At 6 pm in the evening there is around more than 100 workers standing in the Khoj lane. Groups of these men are in front of each shop, and even in the middle of the lane, talking to one another about what they have experienced during the day. They talk noisily, in loud voices. They sit on the road, lean against walls of buildings and against parked autos and motorbikes. The fast-food stalls (samosa, pakora etc.) and tea shops in this lane have seating arrangements for customers, so they hang around there for a long time. The workers all seem to know each other as fellow migrants and walk around chatting with each other or talking on their mobiles.
I asked one of them why they stayed in the lane for such a long time. He said that all the groups had return after work exhausted. One member of each group would go to their room, shared by up to 10 people, to cook dinner for the group while the rest remained outside till the dinner was prepared, as the street was cooler than the room which became very hot when the cooking took place. The men outside relaxed with tea and snacks bought in the lane, and also used the time to purchase supplies such as grains, vegetables, oil and spices from their daily wages. They usually did not have enough money to buy supplies in advance.
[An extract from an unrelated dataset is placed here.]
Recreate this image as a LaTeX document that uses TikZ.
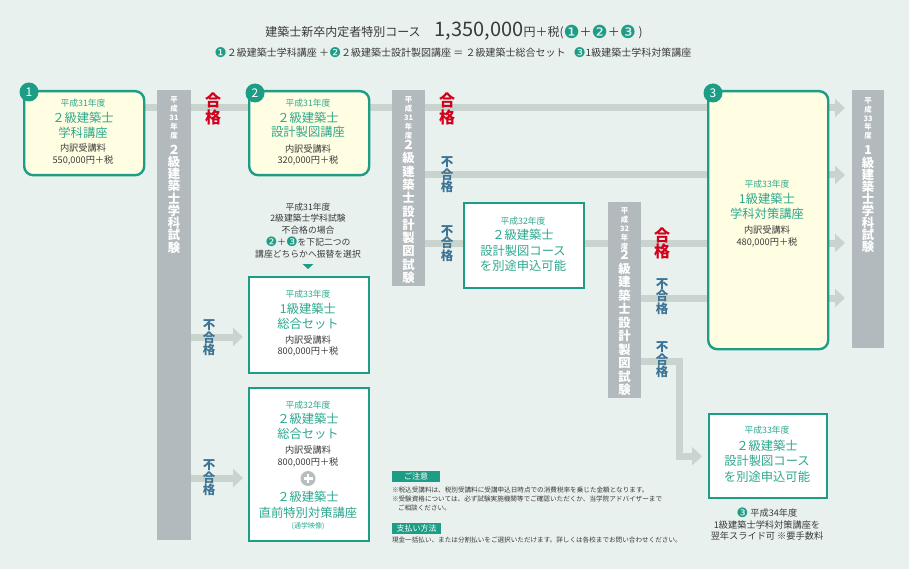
\documentclass[tikz,border=0pt]{standalone}
\usepackage{fontspec}
\setmainfont{Noto Sans CJK JP}
\newfontfamily\dejavu{DejaVu Sans}
\usetikzlibrary{arrows.meta}
\pgfdeclarelayer{bgl}
\pgfsetlayers{bgl,main}
\definecolor{bgc}{HTML}{E9F1EF}
\definecolor{tealc}{HTML}{1E9D86}
\definecolor{tealt}{HTML}{2EA88F}
\definecolor{yel}{HTML}{FFFDE2}
\definecolor{barg}{HTML}{B3BABD}
\definecolor{lineg}{HTML}{CAD4CE}
\definecolor{redc}{HTML}{D2001A}
\definecolor{ngb}{HTML}{3D7394}
\definecolor{dark}{HTML}{3A3A3A}
\definecolor{plusg}{HTML}{B8BEC0}
\newcommand\fsz[1]{\fontsize{#1}{#1}\selectfont}
\newcommand\cnz[3]{\raisebox{#2pt}{\fontsize{#1}{#1}\selectfont\dejavu\color{tealc}#3}}
\begin{document}
\begin{tikzpicture}[x=1pt,y=-1pt,
  t/.style={inner sep=0pt, outer sep=0pt},
  tsm/.style={t, text=tealt, font=\fsz{8.8}},
  ttl/.style={t, text=tealt, font=\fsz{12.3}},
  tpr/.style={t, text=dark, font=\fsz{9.2}},
  tdk/.style={t, text=dark, font=\fsz{8.8}},
  bar/.style={fill=barg, draw=none, inner sep=0pt, anchor=north west},
  ybox/.style={draw=tealc, line width=2.4pt, fill=yel, rounded corners=9pt, inner sep=0pt, anchor=north west},
  wbox/.style={draw=tealc, line width=2.4pt, fill=white, inner sep=0pt, anchor=north west},
  cnum/.style={circle, fill=tealc, text=white, minimum size=19pt, inner sep=0pt, font=\fsz{12}},
  conn/.style={draw=lineg, line width=7pt},
  arr/.style={conn, -{Triangle[length=10pt,width=18pt]}},
  vsm/.style={t, align=center, text=white, font=\fontsize{7.4}{8.8}\selectfont\bfseries},
  vbig/.style={t, align=center, text=white, font=\fontsize{12.3}{#1}\selectfont\bfseries},
  pass/.style={t, align=center, text=redc, font=\fontsize{16}{16.5}\selectfont\bfseries},
  fail/.style={t, align=center, text=ngb, font=\fontsize{12.5}{12.5}\selectfont\bfseries},
  lab/.style={fill=tealc, text=white, inner sep=0pt, minimum height=11pt, font=\fsz{8}},
  note/.style={t, anchor=west, text=dark, font=\fsz{6.6}}
]
\useasboundingbox (0,0) rectangle (909,569);

% ---------- header ----------
\node[t, text=dark] (title) at (454,31)
  {{\fsz{12}建築士新卒内定者特別コース}\hspace{14pt}{\fsz{20}1,350,000}{\fsz{12}円＋税(\cnz{18}{-1.8}{❶}＋\cnz{18}{-1.8}{❷}＋\cnz{18}{-1.8}{❸} )}};
\node[t, text=dark, font=\fsz{10}] (sub) at (453,53)
  {\cnz{13.5}{-1.2}{❶}２級建築士学科講座 ＋\cnz{13.5}{-1.2}{❷}２級建築士設計製図講座 ＝ ２級建築士総合セット\hspace{8pt}\cnz{13.5}{-1.2}{❸}1級建築士学科対策講座};

% ---------- bars ----------
\node[bar, minimum width=34pt, minimum height=450pt] (b1) at (157,90) {};
\node[bar, minimum width=33pt, minimum height=196pt] (b2) at (392,90) {};
\node[bar, minimum width=33pt, minimum height=196pt] (b3) at (608,202) {};
\node[bar, minimum width=32pt, minimum height=258pt] (b4) at (852,90) {};

\node[vsm] (b1s) at (174,118) {平\\成\\31\\年\\度};
\node[vbig=12.25] (b1t) at (174,199) {２\\級\\建\\築\\士\\学\\科\\試\\験};
\node[vsm] (b2s) at (408.5,118) {平\\成\\31\\年\\度};
\node[vbig=13.3] (b2t) at (408.5,212) {２\\級\\建\\築\\士\\設\\計\\製\\図\\試\\験};
\node[vsm] (b3s) at (624.5,229) {平\\成\\32\\年\\度};
\node[vbig=13.5] (b3t) at (624.5,323) {２\\級\\建\\築\\士\\設\\計\\製\\図\\試\\験};
\node[vsm] (b4s) at (868,118.5) {平\\成\\33\\年\\度};
\node[vbig=12.1] (b4t) at (868,199.5) {1\\級\\建\\築\\士\\学\\科\\試\\験};

% ---------- boxes ----------
\node[ybox, minimum width=120pt, minimum height=84pt] (k1) at (23,90) {};
\node[ybox, minimum width=120pt, minimum height=84pt] (k2) at (248,90) {};
\node[ybox, minimum width=120pt, minimum height=258pt] (k3) at (707,90) {};
\node[wbox, minimum width=120pt, minimum height=96pt] (k4) at (248,276) {};
\node[wbox, minimum width=120pt, minimum height=153pt] (k5) at (248,387) {};
\node[wbox, minimum width=120pt, minimum height=85pt] (k6) at (463,202) {};
\node[wbox, minimum width=118pt, minimum height=84pt] (k7) at (708,413) {};

\node[cnum] (n1) at (29,92) {1};
\node[cnum] (n2) at (255,93) {2};
\node[cnum] (n3) at (713,93) {3};

% box 1
\node[tsm] (k1a) at (83,103) {平成31年度};
\node[ttl] (k1b) at (83,118) {２級建築士};
\node[ttl] (k1c) at (83,133) {学科講座};
\node[tpr] (k1d) at (83,148) {内訳受講料};
\node[tpr] (k1e) at (83,161) {550,000円＋税};
% box 2
\node[tsm] (k2a) at (308,103) {平成31年度};
\node[ttl] (k2b) at (308,118) {２級建築士};
\node[ttl] (k2c) at (308,132) {設計製図講座};
\node[tpr] (k2d) at (308,149) {内訳受講料};
\node[tpr] (k2e) at (308,161) {320,000円＋税};
% explanation above box 4
\node[tdk] (x1) at (308,207) {平成31年度};
\node[tdk] (x2) at (308,218.5) {2級建築士学科試験};
\node[tdk] (x3) at (308,230) {不合格の場合};
\node[tdk] (x4) at (308,242) {\cnz{13}{-1.2}{❷}＋\cnz{13}{-1.2}{❸}を下記二つの};
\node[tdk] (x5) at (308,254) {講座どちらかへ振替を選択};
\fill[tealc] (302.5,264) -- (313.5,264) -- (308,269) -- cycle;
% box 4
\node[tsm] (k4a) at (308,294) {平成33年度};
\node[ttl] (k4b) at (308,309) {1級建築士};
\node[ttl] (k4c) at (308,323.5) {総合セット};
\node[tpr] (k4d) at (308,340) {内訳受講料};
\node[tpr] (k4e) at (308,352) {800,000円＋税};
% box 5
\node[tsm] (k5a) at (308,405) {平成32年度};
\node[ttl] (k5b) at (308,419) {２級建築士};
\node[ttl] (k5c) at (308,434) {総合セット};
\node[tpr] (k5d) at (308,450) {内訳受講料};
\node[tpr] (k5e) at (308,463) {800,000円＋税};
\fill[plusg] (308,478.5) circle (7.5pt);
\draw[white, line width=2.6pt] (303.5,478.5) -- (312.5,478.5) (308,474) -- (308,483);
\node[ttl] (k5f) at (308,497) {２級建築士};
\node[ttl] (k5g) at (308,513) {直前特別対策講座};
\node[t, text=tealt, font=\fsz{7}] (k5h) at (308,526) {(通学映像)};
% box 6
\node[tsm] (k6a) at (523,221) {平成32年度};
\node[ttl] (k6b) at (523,235) {２級建築士};
\node[ttl] (k6c) at (523,251) {設計製図コース};
\node[ttl] (k6d) at (523,266) {を別途申込可能};
% box 3
\node[tsm] (k3a) at (767,184) {平成33年度};
\node[ttl] (k3b) at (767,198.5) {1級建築士};
\node[ttl] (k3c) at (767,214) {学科対策講座};
\node[tpr] (k3d) at (767,230) {内訳受講料};
\node[tpr] (k3e) at (767,243) {480,000円＋税};
% box 7
\node[tsm] (k7a) at (767,430) {平成33年度};
\node[ttl] (k7b) at (767,446) {２級建築士};
\node[ttl] (k7c) at (767,461) {設計製図コース};
\node[ttl] (k7d) at (767,477) {を別途申込可能};
% under box 7
\node[t, text=dark, font=\fsz{9.2}] (u1) at (767,513) {\cnz{13}{-1.2}{❸} 平成34年度};
\node[t, text=dark, font=\fsz{9.2}] (u2) at (767,524.5) {1級建築士学科対策講座を};
\node[t, text=dark, font=\fsz{9.2}] (u3) at (767,536) {翌年スライド可 ※要手数料};

% ---------- notes ----------
\node[lab, minimum width=48pt] (nz) at (416,476.5) {ご注意};
\node[note] (nz1) at (392,490) {※税込受講料は、税別受講料に受講申込日時点での消費税率を乗じた金額となります。};
\node[note] (nz2) at (392,499) {※受験資格については、必ず試験実施機関等でご確認いただくか、当学院アドバイザーまで};
\node[note] (nz3) at (398,508) {ご相談ください。};
\node[lab, minimum width=49pt] (pay) at (416.5,528) {支払い方法};
\node[note] (pay1) at (392,540) {現金一括払い、または分割払いをご選択いただけます。詳しくは各校までお問い合わせください。};

% ---------- connectors (behind) ----------
\coordinate (r1) at (0,108);
\coordinate (r2) at (0,175);
\coordinate (r3) at (0,243);
\coordinate (r4) at (0,298);
\coordinate (r5) at (0,361);
\coordinate (r6) at (0,337);
\coordinate (r7) at (0,478);
\coordinate (bend) at (679,361);
\begin{pgfonlayer}{bgl}
\fill[bgc] (0,0) rectangle (909,569);
\draw[conn] (k1.east|-r1) -- (b1.west|-r1);
\draw[conn] (b1.east|-r1) -- (k2.west|-r1);
\draw[conn] (k2.east|-r1) -- (b2.west|-r1);
\draw[conn] (b2.east|-r1) -- (k3.west|-r1);
\draw[conn] (b2.east|-r2) -- (k3.west|-r2);
\draw[conn] (b2.east|-r3) -- (k6.west|-r3);
\draw[conn] (k6.east|-r3) -- (b3.west|-r3);
\draw[conn] (b3.east|-r3) -- (k3.west|-r3);
\draw[conn] (b3.east|-r4) -- (k3.west|-r4);
\draw[arr, shorten >=6pt] (b3.east|-r5) -- (bend) |- (k7.west);
\draw[arr, shorten >=5pt] (b1.east|-r6) -- (k4.west|-r6);
\draw[arr, shorten >=5pt] (b1.east|-r7) -- (k5.west|-r7);
\draw[arr, shorten >=7pt] (k3.east|-r1) -- (b4.west|-r1);
\draw[arr, shorten >=7pt] (k3.east|-r2) -- (b4.west|-r2);
\draw[arr, shorten >=7pt] (k3.east|-r3) -- (b4.west|-r3);
\draw[arr, shorten >=7pt] (k3.east|-r4) -- (b4.west|-r4);
\end{pgfonlayer}

% ---------- result labels ----------
\node[pass] (p1) at (213,109) {合\\格};
\node[pass] (p2) at (447,109) {合\\格};
\node[pass] (p3) at (662,243.5) {合\\格};
\node[fail] (f1) at (209,338) {不\\合\\格};
\node[fail] (f2) at (209,478) {不\\合\\格};
\node[fail] (f3) at (447,175) {不\\合\\格};
\node[fail] (f4) at (447,243.5) {不\\合\\格};
\node[fail] (f5) at (662,296.5) {不\\合\\格};
\node[fail] (f6) at (662,360) {不\\合\\格};
\end{tikzpicture}
\end{document}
I did not see a single woman or girl in the lane at that time, obviously due to the large gathering of men. The local women must be using other lanes to access the main road or cut through the neighbourhood. The people on the street did not move aside for cars or bikes even when the drivers repeatedly blew the horn. The men would shift slightly but as soon as the vehicle passed they would again block the road. They seem so busy talking to each other and with their tasks, they simply don’t bother about who needs to pass or bother about making space for anyone.